The limit-up / limit-down circuit breaker system coming into force in the US in 2013 may not prevent future flash crashes.

In the paper, authors argued that illiquidity-based circuit breakers should be introduced alongside price-based circuit breakers to stop trading when market-wide depth falls below a specified threshold.

“This liquidity evaporation may materialise in one market first, triggering a spiral that drags all assets into the illiquid regime,” said Cespa. “Price based circuit breakers do not necessarily offer a good protection against such illiquidity spirals because the latter may happen without trades and therefore without changes in prices.”

“[Illiquidity-based circuit breakers] could be an effective way to block an illiquidity spiral at its inception and thereby help traders to re-coordinate on a regime with higher liquidity.”

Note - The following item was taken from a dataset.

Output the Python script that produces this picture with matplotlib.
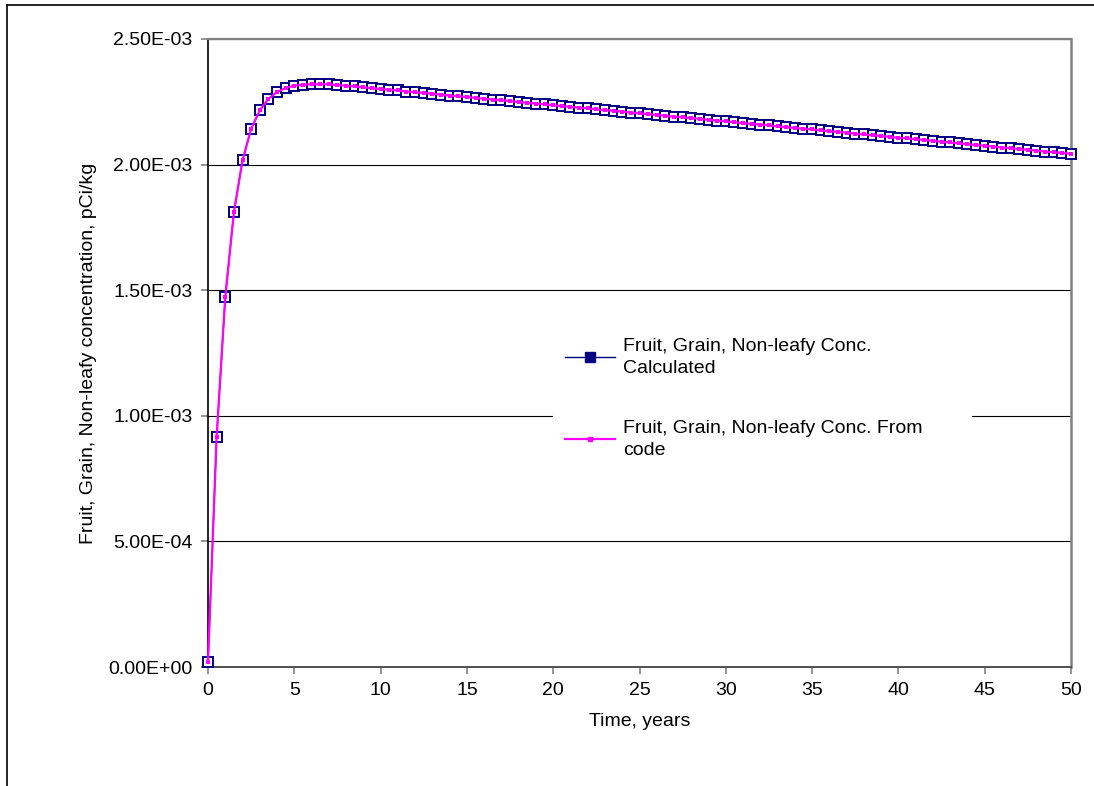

The paper also looks to explain the performance of exchange-traded funds (ETFs) during the flash crash. The authors found that exchanges successively broke all of the transactions that occurred with a price drop in excess of 60 percent during the crash. ETFs accounted for nearly 70 percent of the securities that were involved in those transactions.

Cespa explained: “The fact that the market can hover into two liquidity states has implications for the ability of cross-market arbitrageurs to provide liquidity.”

“Indeed, cross-market arbitrageurs diversify the risk associated with their position in one asset by taking an offsetting position in another (correlated) asset. As specialised dealers are the counterparties to this offsetting trade, liquidity provision by cross-market arbitrageurs rests on liquidity provision by specialised dealers.”

“As a liquidity crash is characterised by a drastic reduction in specialised dealers’ liquidity supply, it leads cross-market arbitrageurs to curtail their liquidity provision as well. This can explain the severe price disruption in the ETF’s market, as well as why the dispersion of price differentials between assets can increase considerably during a liquidity crash, leading to the perception of major price dislocations.”